━━ Information supplied ━━
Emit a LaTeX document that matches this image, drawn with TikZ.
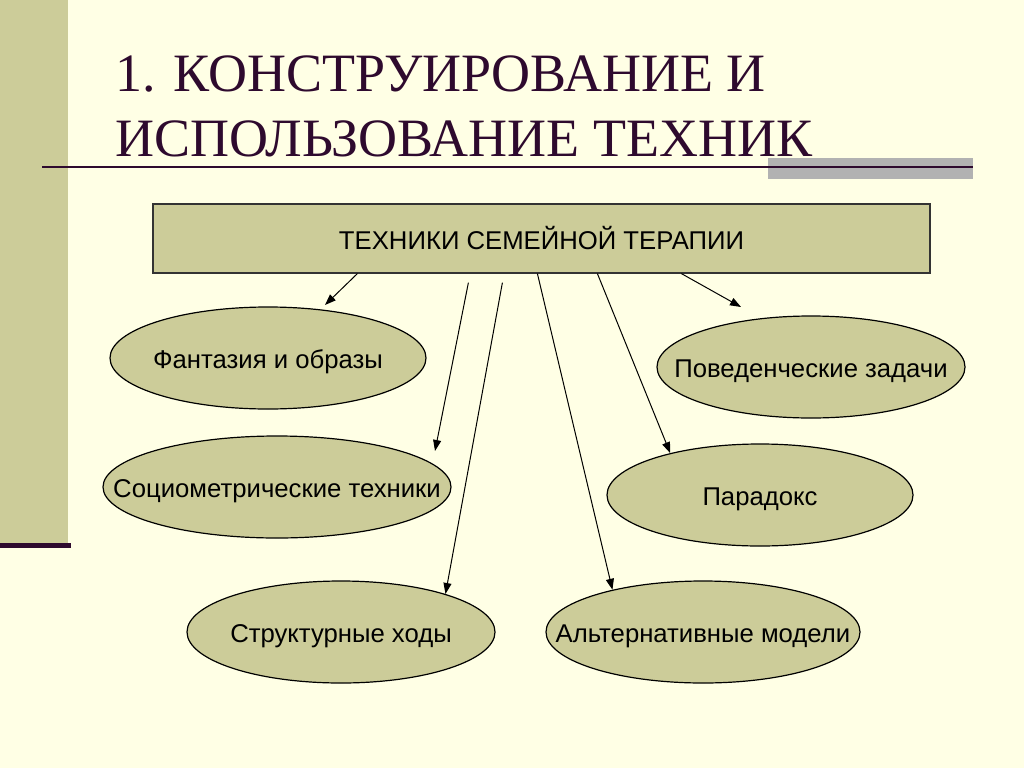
\documentclass[tikz,border=0pt]{standalone}
\usepackage{fontspec}
\setmainfont{Liberation Sans}
\newfontfamily\titlefont{Liberation Serif}
\usetikzlibrary{shapes.geometric,arrows.meta,calc}
\definecolor{bgcream}{RGB}{255,255,229}
\definecolor{olive}{RGB}{204,204,153}
\definecolor{darkplum}{RGB}{46,10,46}
\definecolor{grayband}{RGB}{178,178,178}
\begin{document}
\begin{tikzpicture}[x=1pt,y=-1pt,
  oval/.style={ellipse,draw=black,line width=1.2pt,fill=olive,inner sep=0pt,
    minimum height=102pt},
  ovaltext/.style={label={[font=\fontsize{25.7}{30}\selectfont,inner sep=0pt,yshift=-4pt]center:#1}},
  topbox/.style={rectangle,draw=black!80,line width=1.2pt,fill=olive,inner sep=0pt,
    minimum width=777pt,minimum height=69pt,font=\fontsize{25.7}{30}\selectfont},
  conn/.style={line width=1pt,-{Triangle[length=11pt,width=8pt]}},
  titletext/.style={anchor=base west,inner sep=0pt,text=darkplum,
    font=\titlefont\fontsize{54}{62}\selectfont}]
\useasboundingbox (0,0) rectangle (1024,768);
\fill[bgcream] (0,0) rectangle (1024,768);
% left panel and decorations
\fill[olive] (0,0) rectangle (68,543);
\fill[darkplum] (0,543) rectangle (71,548);
\fill[grayband] (768,158) rectangle (973,179);
\draw[darkplum,line width=2.6pt] (42,167) -- (973,167);
% title
\node[titletext] (t1) at (115,91) {1. КОНСТРУИРОВАНИЕ И};
\node[titletext] (t2) at (115,156) {ИСПОЛЬЗОВАНИЕ ТЕХНИК};
% main box
\node[topbox] (box) at (541.5,238.5) {ТЕХНИКИ СЕМЕЙНОЙ ТЕРАПИИ};
% ellipses
\node[oval,minimum width=316pt,ovaltext={Фантазия и образы}] (e1) at (268,358) {};
\node[oval,minimum width=348pt,ovaltext={Социометрические техники}] (e2) at (277,487) {};
\node[oval,minimum width=308pt,ovaltext={Структурные ходы}] (e3) at (341,632) {};
\node[oval,minimum width=308pt,ovaltext={Поведенческие задачи}] (e4) at (811,367) {};
\node[oval,minimum width=306pt,ovaltext={Парадокс}] (e5) at (760,495) {};
\node[oval,minimum width=314pt,ovaltext={Альтернативные модели}] (e6) at (703,632) {};
% connector ends
\coordinate (s1) at ($(box.south west)+(205,0)$);
\coordinate (s2) at ($(box.south west)+(316,9)$);
\coordinate (s3) at ($(box.south west)+(350,9)$);
\coordinate (s4) at ($(box.south west)+(385,0)$);
\coordinate (s5) at ($(box.south west)+(445,0)$);
\coordinate (s6) at ($(box.south west)+(529,0)$);
\coordinate (a1) at (325,305);
\coordinate (a2) at (435,451);
\coordinate (a6) at (741,307);
\draw[conn] (s1) -- (a1);
\draw[conn] (s2) -- (a2);
\draw[conn] (s3) -- (e3.20);
\draw[conn] (s4) -- (e6.155);
\draw[conn] (s5) -- (e5.155);
\draw[conn] (s6) -- (a6);
\end{tikzpicture}
\end{document}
━━━
Repeat the data exactly, dropping every picture it holds.

Finished task:
Emit a LaTeX document that matches this image, drawn with TikZ.
\documentclass[tikz,border=0pt]{standalone}
\usepackage{fontspec}
\setmainfont{Liberation Sans}
\newfontfamily\titlefont{Liberation Serif}
\usetikzlibrary{shapes.geometric,arrows.meta,calc}
\definecolor{bgcream}{RGB}{255,255,229}
\definecolor{olive}{RGB}{204,204,153}
\definecolor{darkplum}{RGB}{46,10,46}
\definecolor{grayband}{RGB}{178,178,178}
\begin{document}
\begin{tikzpicture}[x=1pt,y=-1pt,
  oval/.style={ellipse,draw=black,line width=1.2pt,fill=olive,inner sep=0pt,
    minimum height=102pt},
  ovaltext/.style={label={[font=\fontsize{25.7}{30}\selectfont,inner sep=0pt,yshift=-4pt]center:#1}},
  topbox/.style={rectangle,draw=black!80,line width=1.2pt,fill=olive,inner sep=0pt,
    minimum width=777pt,minimum height=69pt,font=\fontsize{25.7}{30}\selectfont},
  conn/.style={line width=1pt,-{Triangle[length=11pt,width=8pt]}},
  titletext/.style={anchor=base west,inner sep=0pt,text=darkplum,
    font=\titlefont\fontsize{54}{62}\selectfont}]
\useasboundingbox (0,0) rectangle (1024,768);
\fill[bgcream] (0,0) rectangle (1024,768);
% left panel and decorations
\fill[olive] (0,0) rectangle (68,543);
\fill[darkplum] (0,543) rectangle (71,548);
\fill[grayband] (768,158) rectangle (973,179);
\draw[darkplum,line width=2.6pt] (42,167) -- (973,167);
% title
\node[titletext] (t1) at (115,91) {1. КОНСТРУИРОВАНИЕ И};
\node[titletext] (t2) at (115,156) {ИСПОЛЬЗОВАНИЕ ТЕХНИК};
% main box
\node[topbox] (box) at (541.5,238.5) {ТЕХНИКИ СЕМЕЙНОЙ ТЕРАПИИ};
% ellipses
\node[oval,minimum width=316pt,ovaltext={Фантазия и образы}] (e1) at (268,358) {};
\node[oval,minimum width=348pt,ovaltext={Социометрические техники}] (e2) at (277,487) {};
\node[oval,minimum width=308pt,ovaltext={Структурные ходы}] (e3) at (341,632) {};
\node[oval,minimum width=308pt,ovaltext={Поведенческие задачи}] (e4) at (811,367) {};
\node[oval,minimum width=306pt,ovaltext={Парадокс}] (e5) at (760,495) {};
\node[oval,minimum width=314pt,ovaltext={Альтернативные модели}] (e6) at (703,632) {};
% connector ends
\coordinate (s1) at ($(box.south west)+(205,0)$);
\coordinate (s2) at ($(box.south west)+(316,9)$);
\coordinate (s3) at ($(box.south west)+(350,9)$);
\coordinate (s4) at ($(box.south west)+(385,0)$);
\coordinate (s5) at ($(box.south west)+(445,0)$);
\coordinate (s6) at ($(box.south west)+(529,0)$);
\coordinate (a1) at (325,305);
\coordinate (a2) at (435,451);
\coordinate (a6) at (741,307);
\draw[conn] (s1) -- (a1);
\draw[conn] (s2) -- (a2);
\draw[conn] (s3) -- (e3.20);
\draw[conn] (s4) -- (e6.155);
\draw[conn] (s5) -- (e5.155);
\draw[conn] (s6) -- (a6);
\end{tikzpicture}
\end{document}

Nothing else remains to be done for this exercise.